Atlantis is a brand new, thrilling fantasy drama, set in a time of legendary heroes, mythical creatures and gods
Mark Addy plays Hercules
What drew you to the part of Hercules in Atlantis?
Well, I got sent a couple of scripts by Johnny (Capps) and Julian (Murphy) and I kind of expected a gradual introduction of characters but as I read it I realised it wasn’t the usual TV script at all. The Labyrinth and Minotaur feature in episode one so there’s no longwinded build-up, you’re straight in with the action. The scale of it all just blew me away and the ambition of it was enough for me to say I really want to do this. It’s incredible – if you got a movie script that was as good you’d be very happy! Having had a meeting with the guys I realised we are in very safe hands with all the CGI and effects, nobody in this country knows it better than them. I didn’t have to think twice.
Atlantis sounds like an epic new production, tell us a little about it…
There’s action, there’s adventure, friendship, loyalty, fate and destiny, there’s a whole bunch of things which I suppose makes it into a roller coaster of a show. I’ve always liked roller coasters!
How is it playing a legend?
Well it’s maybe not the Hercules that people think of immediately. My kids were a little bit quizzical about the idea of me playing Hercules at first. I showed them the programme Britain’s Strongest Man and told them that this is what strong guys look like - my Hercules isn’t strong because he goes to the gym every day, he’s strong because he’s the son of Zeus!
Your Hercules seems to have a couple of flaws…?
He’s a legend in his mind. If he got into a fight with some guy in the tavern by the time he got back home, in his story he would have defeated an army. He’s his own spin doctor and his accounts of all his heroic acts should definitely be taken with a large pinch of salt! Jason and Pythagoras find it very amusing. They kind of go along with it as they know that it’s just the way he is so they may as well have a laugh at his expense.
You have a lot of scenes with Jason (Jack Donnelly) and Pythagoras (Robert Emms) and it sounds like you have plenty of fun on and off set..?
It’s great. They sent us horse riding before we started rehearsals and we had three or four days in France in a stunt stable which gave us a chance to get to know each other. It was great from our point of view as we had a lot of time in each other’s company and it meant that when you arrive on set on day one, you knew each other already which isn’t always the case. We have breakfast, lunch and dinner together every day and have done since we started filming in April so we know each other pretty well.
How was filming on location in Morocco?
It was hot! When you’re out in the desert and its 103 degrees and you’re in your leathers there’s really nowhere to escape from the sun. Just when you think it can’t get any hotter and the director says, right get on the horses now…!
The stuff that we shot there is literally in the desert; you couldn’t create that anywhere else. The amazing thing for me is seeing how they’ve joined what we shot in Morocco with what we’ve shot in Chepstow and that you can’t see the difference, it’s seamless.
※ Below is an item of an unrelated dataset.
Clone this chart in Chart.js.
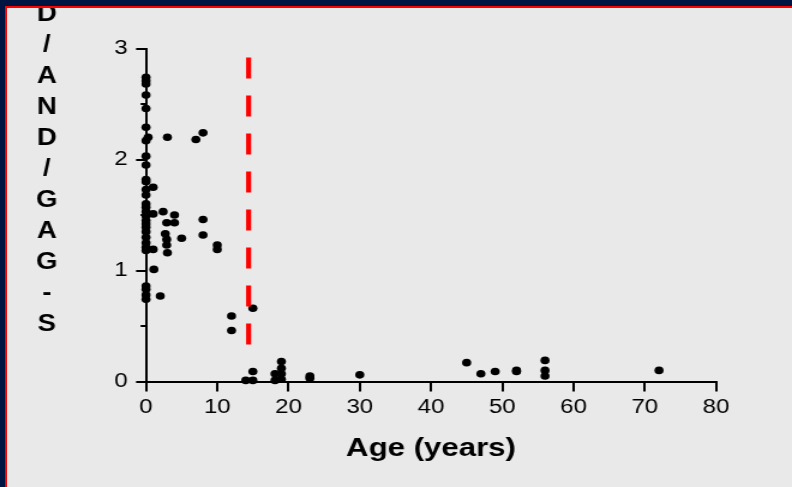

That’s down to very clever camera work and lighting and everybody is at the top of their game, it is remarkable. We only shot for 3 weeks out there but it was enough to give it a flavour and a sense of scale that you couldn’t achieve here.
What’s the funniest thing that’s happened on set?
Jack and I were doing a scene where we’ve been ferried across a river one evening. We had an older actor with us playing Charon who had been made to look like death with weird contact lenses and covered in cobwebs. We had to get out of the boat and then he punts the boat back to the other side of the river. We’d done it a few times and on the fifth take, I said my line, turned around and saw that he’d actually fallen over backwards into the boat. Clearly a shot that isn’t going to make it to the screen and we lost the solemnity of the moment!
Is a fantasy piece more fun than a contemporary drama?
Yes it can be in a way as you are creating a world and creating the rules of that world as well. Maybe some things that you wouldn’t do in a contemporary piece you can do here. Also this is a mythical world so there are no rules and regulations about what we can and can’t do and say and so you’ve got a bit more freedom to create a world that’s full of fascinating characters.
Will your children be watching?
They are totally looking forward to it and spreading the world. We’ll all watch it together and I can’t wait to see what they think of it.